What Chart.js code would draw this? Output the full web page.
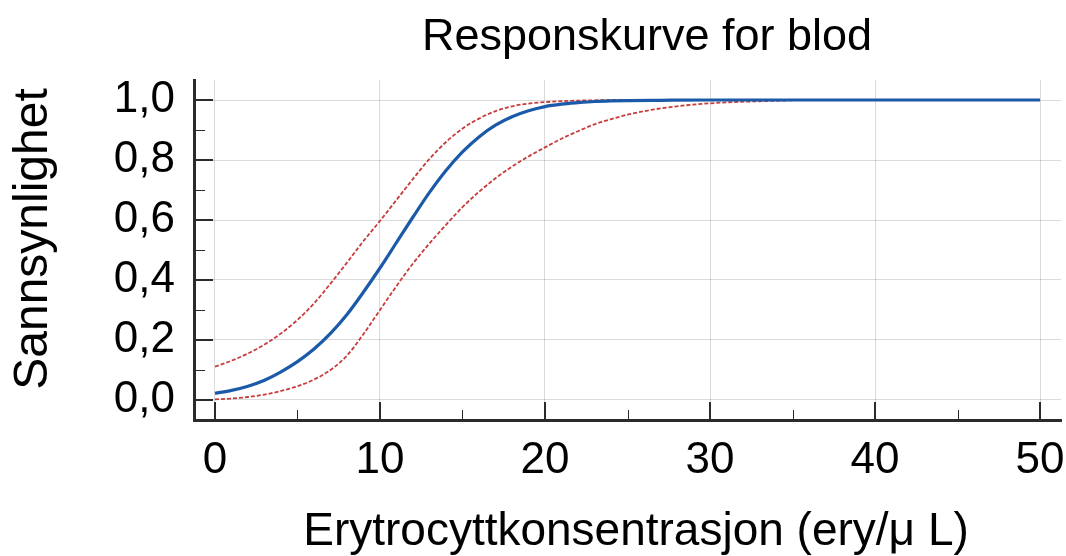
<!DOCTYPE html>
<html>
<head>
<meta charset="utf-8">
<title>Responskurve for blod</title>
<script src="https://cdn.jsdelivr.net/npm/chart.js@4/dist/chart.umd.min.js"></script>
<style>
  html, body { margin: 0; padding: 0; background: #fff; }
  #wrap { width: 1066px; height: 556px; }
</style>
</head>
<body>
<div id="wrap"><canvas id="chart"></canvas></div>
<script>
// values
const xValues = [0, 1, 2, 3, 4, 5, 6, 7, 8, 9, 10, 11, 12, 13, 14, 15, 16, 17, 18, 19, 20,
  21, 22, 23, 24, 25, 27, 30, 35, 40, 45, 50];
const fitted = [0.022, 0.032, 0.046, 0.066, 0.094, 0.128, 0.17, 0.222, 0.285, 0.36, 0.44,
  0.525, 0.61, 0.692, 0.765, 0.827, 0.877, 0.916, 0.944, 0.964, 0.978,
  0.986, 0.991, 0.995, 0.997, 0.998, 0.999, 1.0, 1.0, 1.0, 1.0, 1.0];
// confidence band stops at x = 35
const upperBand = [0.111, 0.131, 0.155, 0.185, 0.222, 0.267, 0.322, 0.388, 0.458, 0.53, 0.597,
  0.667, 0.737, 0.804, 0.86, 0.905, 0.938, 0.963, 0.979, 0.988, 0.993,
  0.996, 0.998, 0.999, 1.0, 1.0, 1.0, 1.0, 1.0];
const lowerBand = [0.002, 0.005, 0.01, 0.018, 0.03, 0.046, 0.068, 0.1, 0.148, 0.22, 0.3,
  0.38, 0.455, 0.522, 0.584, 0.643, 0.694, 0.739, 0.778, 0.812, 0.842,
  0.871, 0.896, 0.919, 0.936, 0.951, 0.972, 0.989, 0.999];

const xTicks = [0, 10, 20, 30, 40, 50];
const xMinorTicks = [5, 15, 25, 35, 45];
const yTicks = [0, 0.2, 0.4, 0.6, 0.8, 1.0];
const yMinorTicks = [0.1, 0.3, 0.5, 0.7, 0.9];

const chartTitle = 'Responskurve for blod';
const xTitle = 'Erytrocyttkonsentrasjon (ery/\u03BC L)';
const yTitle = 'Sannsynlighet';

const FONT = '"Liberation Sans", Arial, sans-serif';
const axisColor = '#2b2b2b';

const toPoints = (ys) => ys.map((y, i) => ({ x: xValues[i], y }));

// inward tick marks + titles
const axisDecor = {
  id: 'axisDecor',
  beforeDatasetsDraw(chart) {
    const { ctx, chartArea: a, scales: { x, y } } = chart;
    ctx.save();
    ctx.strokeStyle = axisColor;
    const mark = (x1, y1, x2, y2, w) => {
      ctx.lineWidth = w;
      ctx.beginPath();
      ctx.moveTo(x1, y1);
      ctx.lineTo(x2, y2);
      ctx.stroke();
    };
    yTicks.forEach(v => {
      const p = Math.round(y.getPixelForValue(v));
      mark(a.left, p, a.left + 19, p, 2);
    });
    yMinorTicks.forEach(v => {
      const p = Math.round(y.getPixelForValue(v)) + 0.5;
      mark(a.left, p, a.left + 11, p, 1);
    });
    xTicks.forEach(v => {
      const p = Math.round(x.getPixelForValue(v));
      mark(p, a.bottom, p, a.bottom - 18, 2);
    });
    xMinorTicks.forEach(v => {
      const p = Math.round(x.getPixelForValue(v)) + 0.5;
      mark(p, a.bottom, p, a.bottom - 10, 1);
    });
    ctx.restore();
  },
  afterDraw(chart) {
    const { ctx } = chart;
    ctx.save();
    ctx.fillStyle = '#000';
    ctx.textAlign = 'center';
    ctx.textBaseline = 'alphabetic';
    ctx.font = '45px ' + FONT;
    ctx.fillText(chartTitle, 647, 50);
    ctx.font = '46px ' + FONT;
    ctx.fillText(xTitle, 636, 545);
    ctx.font = '48px ' + FONT;
    ctx.translate(47, 239);
    ctx.rotate(-Math.PI / 2);
    ctx.fillText(yTitle, 0, 0);
    ctx.restore();
  }
};

const ctx = document.getElementById('chart').getContext('2d');
new Chart(ctx, {
  type: 'line',
  data: {
    datasets: [
      {
        label: 'Respons',
        data: toPoints(fitted),
        borderColor: '#1a5aa8',
        borderWidth: 3.2,
        pointRadius: 0,
        cubicInterpolationMode: 'monotone',
        order: 0
      },
      {
        label: 'Øvre grense',
        data: toPoints(upperBand),
        borderColor: '#c83c3c',
        borderWidth: 1.8,
        borderDash: [4, 2],
        pointRadius: 0,
        cubicInterpolationMode: 'monotone',
        order: 1
      },
      {
        label: 'Nedre grense',
        data: toPoints(lowerBand),
        borderColor: '#c83c3c',
        borderWidth: 1.8,
        borderDash: [4, 2],
        pointRadius: 0,
        cubicInterpolationMode: 'monotone',
        order: 2
      }
    ]
  },
  options: {
    responsive: true,
    maintainAspectRatio: false,
    animation: false,
    layout: { padding: { top: 80, right: 5, left: 0, bottom: 0 } },
    plugins: {
      legend: { display: false },
      title: { display: false },
      tooltip: { enabled: false }
    },
    scales: {
      x: {
        type: 'linear',
        min: -1.2727,
        max: 51.2727,
        afterFit: (scale) => {
          scale.height = 136;
          scale.paddingLeft = 0;
          scale.paddingRight = 0;
        },
        afterBuildTicks: (scale) => { scale.ticks = xTicks.map(v => ({ value: v })); },
        grid: { color: 'rgba(0,0,0,0.14)', lineWidth: 1, drawTicks: false },
        border: { color: axisColor, width: 3 },
        ticks: {
          color: '#000',
          padding: 14,
          maxRotation: 0,
          font: { family: FONT, size: 44 }
        }
      },
      y: {
        type: 'linear',
        min: -0.0667,
        max: 1.0667,
        afterFit: (scale) => {
          scale.width = 194;
          scale.paddingTop = 0;
          scale.paddingBottom = 0;
        },
        afterBuildTicks: (scale) => { scale.ticks = yTicks.map(v => ({ value: v })); },
        grid: { color: 'rgba(0,0,0,0.14)', lineWidth: 1, drawTicks: false },
        border: { color: axisColor, width: 3 },
        ticks: {
          color: '#000',
          padding: 19,
          font: { family: FONT, size: 44 },
          callback: (v) => v.toFixed(1).replace('.', ',')
        }
      }
    }
  },
  plugins: [axisDecor]
});
</script>
</body>
</html>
★ ★ ★ ★
EXERCISE PROMPT: Begin at the first line of the data above and repeat each line exactly, stopping after the line containing "0.871, 0.896, 0.919, 0.936, 0.951, 0.972, 0.989, 0.999];". Omit the pictures.

ANSWER TO THE PROBLEM:
What Chart.js code would draw this? Output the full web page.
<!DOCTYPE html>
<html>
<head>
<meta charset="utf-8">
<title>Responskurve for blod</title>
<script src="https://cdn.jsdelivr.net/npm/chart.js@4/dist/chart.umd.min.js"></script>
<style>
  html, body { margin: 0; padding: 0; background: #fff; }
  #wrap { width: 1066px; height: 556px; }
</style>
</head>
<body>
<div id="wrap"><canvas id="chart"></canvas></div>
<script>
// values
const xValues = [0, 1, 2, 3, 4, 5, 6, 7, 8, 9, 10, 11, 12, 13, 14, 15, 16, 17, 18, 19, 20,
  21, 22, 23, 24, 25, 27, 30, 35, 40, 45, 50];
const fitted = [0.022, 0.032, 0.046, 0.066, 0.094, 0.128, 0.17, 0.222, 0.285, 0.36, 0.44,
  0.525, 0.61, 0.692, 0.765, 0.827, 0.877, 0.916, 0.944, 0.964, 0.978,
  0.986, 0.991, 0.995, 0.997, 0.998, 0.999, 1.0, 1.0, 1.0, 1.0, 1.0];
// confidence band stops at x = 35
const upperBand = [0.111, 0.131, 0.155, 0.185, 0.222, 0.267, 0.322, 0.388, 0.458, 0.53, 0.597,
  0.667, 0.737, 0.804, 0.86, 0.905, 0.938, 0.963, 0.979, 0.988, 0.993,
  0.996, 0.998, 0.999, 1.0, 1.0, 1.0, 1.0, 1.0];
const lowerBand = [0.002, 0.005, 0.01, 0.018, 0.03, 0.046, 0.068, 0.1, 0.148, 0.22, 0.3,
  0.38, 0.455, 0.522, 0.584, 0.643, 0.694, 0.739, 0.778, 0.812, 0.842,
  0.871, 0.896, 0.919, 0.936, 0.951, 0.972, 0.989, 0.999];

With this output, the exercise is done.